The picture shows that after we convert $\frac{1}{5}$ to $\frac{6}{30}$ and $\frac{1}{15}$ to $\frac{2}{30}$ we can add the thirtieths and are left with $\frac{8}{30}$. This solution is equivalent to $\frac{4\times 2}{15\times 2}\frac{4}{15}$, as we found above. Thus, we get the same answer using the two different common denominators that we identified in part (i), as we would expect.

3. In order to find the solution to the addition problem $\frac{3}{4}+\frac{1}{5}$, we can first find a common denominator. 20 is a multiple of 4 and 5 because $4\times5=20$, meaning that 20 is a common denominator for the fractions $\frac{3}{4}$ and $\frac{1}{5}$. Here is a picture that shows these fractions when they are both written in terms of twentieths:

Here is a picture that represents $\frac{3}{4}+\frac{1}{5}$:

This is how we can write the process of finding a common denominator and adding using symbols:

\begin{align} \frac{3}{4}+\frac{1}{5} &=\frac{3\times5}{4\times5}+\frac{1\times4}{5\times4}\\ &=\frac{15}{20}+\frac{4}{20}\\ &=\frac{15+4}{20}\\ &=\frac{19}{20} \end{align}

The picture shows that when we convert $\frac{3}{4}$ to $\frac{15}{20}$ and $\frac{1}{5}$ to $\frac{4}{20}$ and add twentieths, we have $\frac{19}{20}$, as we found symbolically.

4. In order to solve this addition problem we again find a common denominator for the fractions $\frac{14}{8}$ and $\frac{15}{12}$. 24 is a common multiple for the denominators 8 and 12 because $8\times3=24$ and $12\times2=24$. This means that 24 is a common denominator for the fractions $\frac{14}{8}$ and $\frac{15}{12}$. This is how we can write the process of finding a common denominator and adding using symbols:
\begin{align} \frac{14}{8}+\frac{5}{12} &=\frac{14\times3}{8\times3}+\frac{5\times2}{12\times2}\\ &=\frac{42}{24}+\frac{10}{24}\\ &=\frac{52}{24} \end{align} If we pause for a moment, we will see that $\frac{52}{24}$ is equivalent to $\frac{13}{6}$, although either representation of the sum is correct.

Solution: Alternative approach to part (c)

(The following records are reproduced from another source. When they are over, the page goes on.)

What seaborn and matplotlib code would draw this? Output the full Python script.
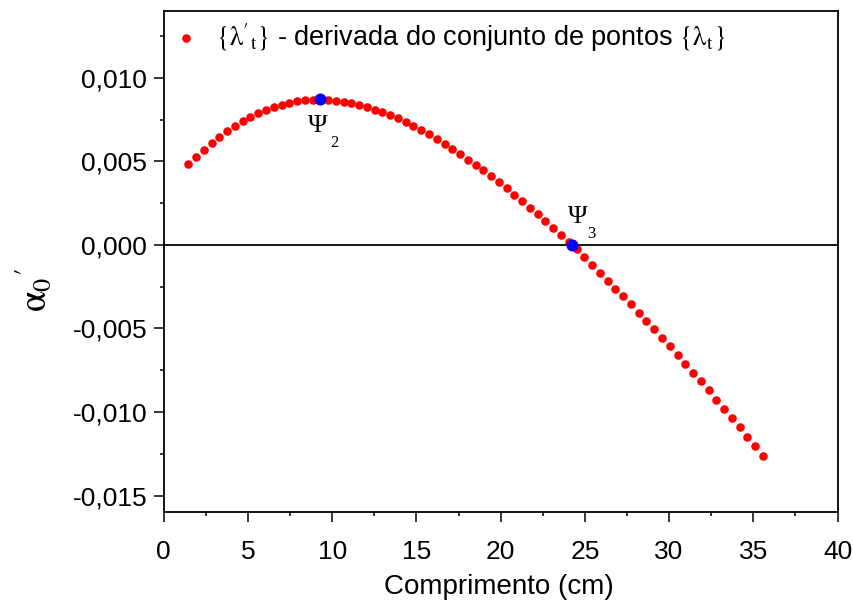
import numpy as np
import pandas as pd
import seaborn as sns
import matplotlib
matplotlib.use("Agg")
import matplotlib.pyplot as plt
from matplotlib.ticker import MultipleLocator, FuncFormatter

# Comprimento (cm) of each sample of the derivative set
comprimento = [
    1.46, 1.92, 2.38, 2.84, 3.30, 3.76, 4.22, 4.68, 5.14, 5.60,
    6.07, 6.53, 6.99, 7.45, 7.91, 8.37, 8.83, 9.29, 9.75, 10.21,
    10.68, 11.14, 11.60, 12.06, 12.52, 12.98, 13.44, 13.90, 14.36, 14.82,
    15.29, 15.75, 16.21, 16.67, 17.13, 17.59, 18.05, 18.51, 18.97, 19.43,
    19.90, 20.36, 20.82, 21.28, 21.74, 22.20, 22.66, 23.12, 23.58, 24.04,
    24.51, 24.97, 25.43, 25.89, 26.35, 26.81, 27.27, 27.73, 28.19, 28.65,
    29.12, 29.58, 30.04, 30.50, 30.96, 31.42, 31.88, 32.34, 32.80, 33.26,
    33.73, 34.19, 34.65, 35.11, 35.57,
]

# alpha_0' : derivative of the {lambda_t} set
alpha0_deriv = [
    0.00486, 0.00529, 0.00571, 0.00611, 0.00648, 0.00682, 0.00713, 0.00742, 0.00767, 0.00789,
    0.00809, 0.00826, 0.00840, 0.00852, 0.00861, 0.00867, 0.00870, 0.00871, 0.00869, 0.00864,
    0.00857, 0.00847, 0.00836, 0.00823, 0.00809, 0.00794, 0.00776, 0.00758, 0.00736, 0.00712,
    0.00686, 0.00661, 0.00633, 0.00604, 0.00575, 0.00543, 0.00511, 0.00479, 0.00446, 0.00410,
    0.00376, 0.00338, 0.00300, 0.00263, 0.00223, 0.00185, 0.00145, 0.00103, 0.00061, 0.00019,
    -0.00026, -0.00073, -0.00118, -0.00165, -0.00213, -0.00261, -0.00308, -0.00356, -0.00406, -0.00455,
    -0.00505, -0.00555, -0.00607, -0.00658, -0.00710, -0.00764, -0.00817, -0.00871, -0.00925, -0.00980,
    -0.01034, -0.01090, -0.01147, -0.01205, -0.01263,
]

# Characteristic points: maximum (Psi_2) and zero crossing (Psi_3)
psi_names = ["2", "3"]
psi_x = [9.29, 24.24]
psi_y = [0.00871, 0.0]

x_ticks = [0, 5, 10, 15, 20, 25, 30, 35, 40]
y_ticks = [-0.015, -0.010, -0.005, 0.000, 0.005, 0.010]

legend_label = (r"$\{\mathrm{\lambda}'_{\mathrm{t}}\}$ - derivada do conjunto de pontos "
                r"$\{\mathrm{\lambda}_{\mathrm{t}}\}$")

sns.set_theme(style="ticks")
plt.rcParams["font.family"] = ["Liberation Sans", "DejaVu Sans"]
plt.rcParams["mathtext.fontset"] = "stix"
for key in ("text.color", "axes.labelcolor", "xtick.color", "ytick.color", "axes.edgecolor"):
    plt.rcParams[key] = "black"
plt.rcParams["axes.linewidth"] = 1.3

df = pd.DataFrame({"x": comprimento, "y": alpha0_deriv})
dpsi = pd.DataFrame({"x": psi_x, "y": psi_y, "name": psi_names})

fig = plt.figure(figsize=(8.54, 6.01), dpi=100)
ax = fig.add_axes([0.1918, 0.1476, 0.7889, 0.8341])

ax.axhline(0.0, color="black", lw=1.3, zorder=1)

sns.scatterplot(data=df, x="x", y="y", ax=ax, color="#ff0000", s=38,
                linewidth=0, label=legend_label, zorder=3)
sns.scatterplot(data=dpsi, x="x", y="y", ax=ax, color="#0000ff", s=75,
                linewidth=0, legend=False, zorder=4)

# Psi labels next to their points
offsets = {"2": ((-1.5, -19.5), (10.5, -31.5)), "3": ((3.8, 20.0), (14.0, 7.8))}
for _, r in dpsi.iterrows():
    (psi_off, sub_off) = offsets[r["name"]]
    ax.annotate("Ψ", xy=(r["x"], r["y"]), xytext=psi_off, textcoords="offset points",
                ha="center", va="center", fontsize=19, family="Liberation Serif", zorder=5)
    ax.annotate(r["name"], xy=(r["x"], r["y"]), xytext=sub_off, textcoords="offset points",
                ha="center", va="center", fontsize=12, family="Liberation Serif", zorder=5)

ax.set_xlim(0, 40)
ax.set_ylim(-0.016, 0.014)
ax.set_xticks(x_ticks)
ax.set_yticks(y_ticks)
ax.xaxis.set_minor_locator(MultipleLocator(2.5))
ax.yaxis.set_minor_locator(MultipleLocator(0.0025))
ax.yaxis.set_major_formatter(FuncFormatter(lambda v, p: f"{v:.3f}".replace(".", ",").replace("-0,000", "0,000")))
ax.xaxis.set_major_formatter(FuncFormatter(lambda v, p: f"{v:g}"))

ax.tick_params(axis="both", which="major", direction="out", length=7, width=1.1,
               labelsize=19, colors="black")
ax.tick_params(axis="both", which="minor", direction="out", length=3, width=1.1)
ax.tick_params(axis="x", which="major", pad=13)
ax.tick_params(axis="y", which="major", pad=5)
for s in ax.spines.values():
    s.set_visible(True)
    s.set_color("black")
    s.set_linewidth(1.3)

ax.set_xlabel("Comprimento (cm)", fontsize=20, color="black")
ax.xaxis.set_label_coords(0.4976, -0.124)
ax.set_ylabel("")
fig.text(33.5 / 854, 1 - 290 / 601, r"$\mathrm{\alpha}_{0}{}^{\prime}$", rotation=90,
         ha="center", va="center", fontsize=27, color="black")

ax.legend(loc="center left", bbox_to_anchor=(0.0129, 0.948), frameon=False,
          borderpad=0, borderaxespad=0, handlelength=1.0, handletextpad=0.62,
          fontsize=19.5, markerscale=1.0, labelcolor="black")

fig.savefig("out.png", dpi=100)
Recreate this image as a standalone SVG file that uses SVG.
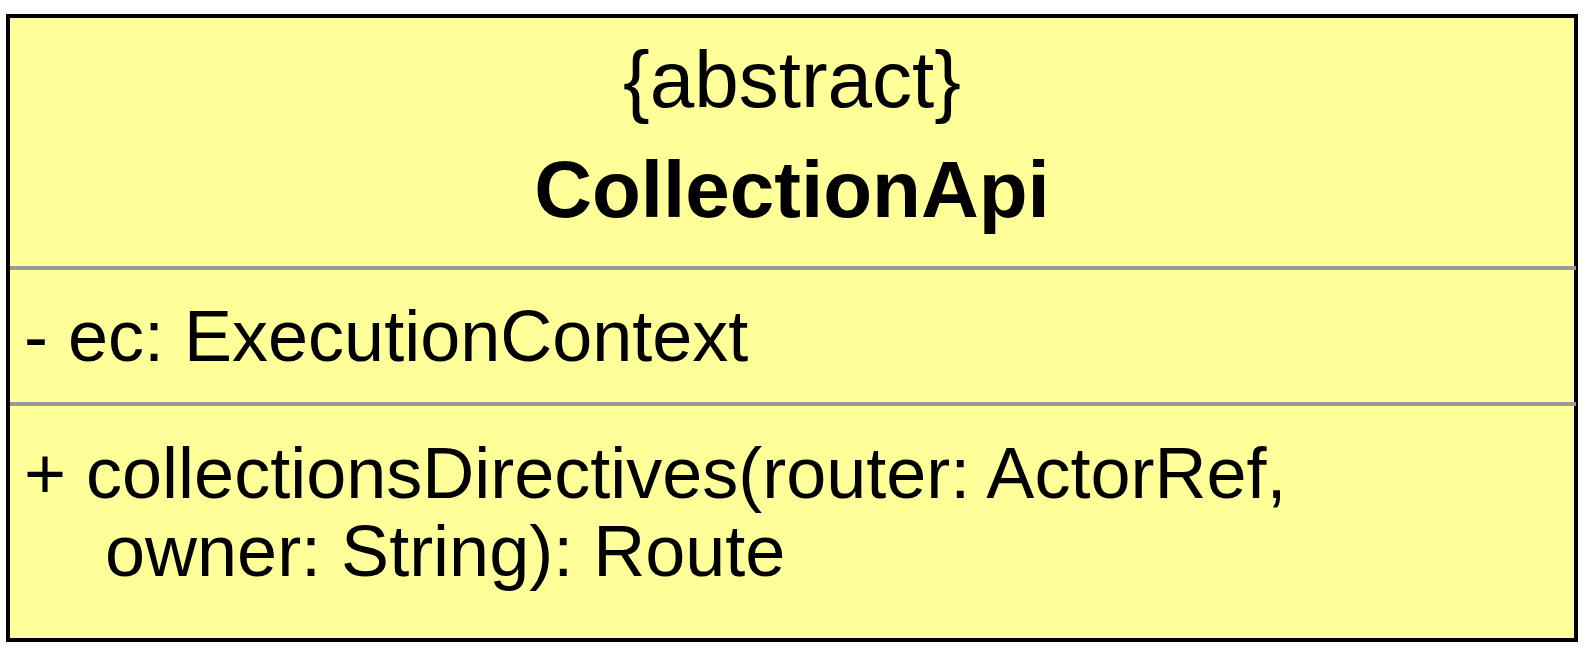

A student with a robust understanding of fraction equivalence might note that $\frac{14}{8}$ is equivalent to $\frac{7\times 2}{4\times 2}=\frac74$. So:

$$\frac{14}{8}+\frac{5}{12}=\frac74+\frac{5}{12}$$

12 is a common denominator for these two fractions, so:

\begin{align} \frac{14}{8}+\frac{5}{12} &=\frac74+\frac{5}{12}\\ &=\frac{7\times3}{4\times3}+\frac{5}{12}\\ &=\frac{21}{12}+\frac{5}{12}\\ &=\frac{26}{12} \end{align}

Note that $\frac{26}{12}$ is equivalent to $\frac{52}{24}$ as well as $\frac{13}{6}$; any of these answers are acceptable.